LUSA 05/28/2026

Lusa - Business News - Portugal: AI worsens ‘overinformation’, blurs truth – project coordinator

Lisboa, 27 mai 2026 (Lusa) - Portugal's coordinator of the European FAMA project, an initiative empowering informed citizens, said the growing ability of artificial intelligence (AI) to create "increasingly sophisticated" fake content worsened a context of "overinformation", making it harder to distinguish between information and manipulated content.

“Fighting disinformation requires more than fact-checking. It requires training analytical, aware citizens who can understand the invisible mechanisms that shape the information they consume,” said the project's national coordinator, Tiago Lapa.

Speaking to Lusa at the launch of the European FAMA initiative, "Empowering Informed Citizens | Empowering European Democracies", the researcher at CIES-Iscte, a Lisbon-based sociological research centre, said AI and algorithms had "increased the speed, sophistication and scale of disinformation."

“Nowadays, it is possible to create highly convincing fake content in text, image, audio or video, and spread it extremely quickly through digital platforms,” he said.

However, he said that work to combat and resist this reality had to focus on people and not merely technology.

He said the project aimed to promote media and digital literacy training programmes to help citizens understand “how algorithms, platforms, the cognitive and emotional mechanisms of disinformation and new AI tools worked.”

“We believe that when people better understand the digital ecosystem where they produce and circulate information, they become more analytical, more autonomous and more resistant to manipulation,” he added.

He also warned of the current context of "overinformation" or an "excess" of content, which made it difficult to distinguish between credible information and manipulated content.

“The main problem is no longer just the existence of 'fake information', but above all the enormous abundance and speed of content circulation in the digital environment,” he said.

He believed AI had “worsened this scenario”, making it possible to create increasingly sophisticated, personalised fake content that was difficult to distinguish from reality.

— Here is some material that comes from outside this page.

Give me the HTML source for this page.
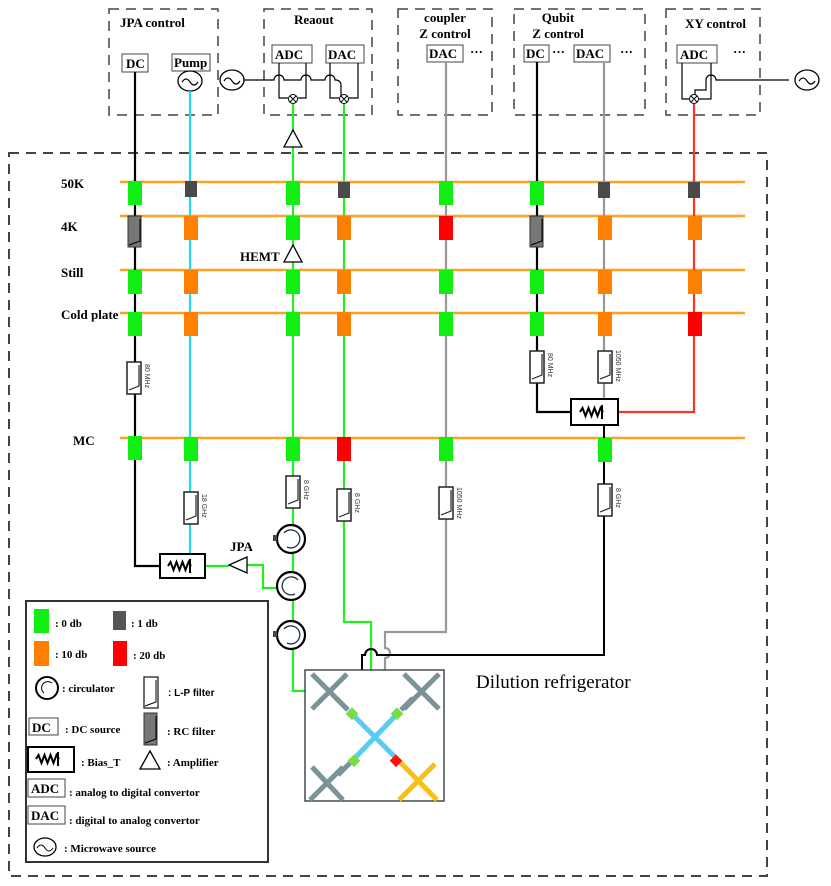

He said the greatest risk of disinformation was not only misleading citizens on specific topics, but causing “a widespread erosion of trust in experts, the media, institutions central to the functioning of society, science and even the very idea of a shared truth.”

“When citizens live in a communication environment where permanent doubt, polarisation and the feeling that 'you can no longer believe anything' dominate, it creates a very vulnerable ground for manipulation, extremism, radicalisation and the weakening of democratic debate,” he explained.

He also said that digital platforms frequently privileged “more emotional, polarising or sensationalist” content because this generated “more attention, more interaction and more time spent online”.

When asked about the European response, he said the European Union (EU) had “sought to take a relatively pioneering position in regulating the digital space”, highlighting instruments such as the Digital Services Act (DSA) and the Digital Markets Act (DMA).

However, he cautioned that “the speed of technological transformation is much higher than the speed of regulation” and added that “regulation alone does not fully solve the problem.”

Portugal's FAMA project launches on Wednesday with the seminar “Disinformation in the New Digital Era” at Iscte - University Institute of Lisbon.

The EU funds the initiative, which brings together partners from Portugal, Italy and Greece, and plans to hold workshops, webinars, public debates and a final conference in the three participating countries.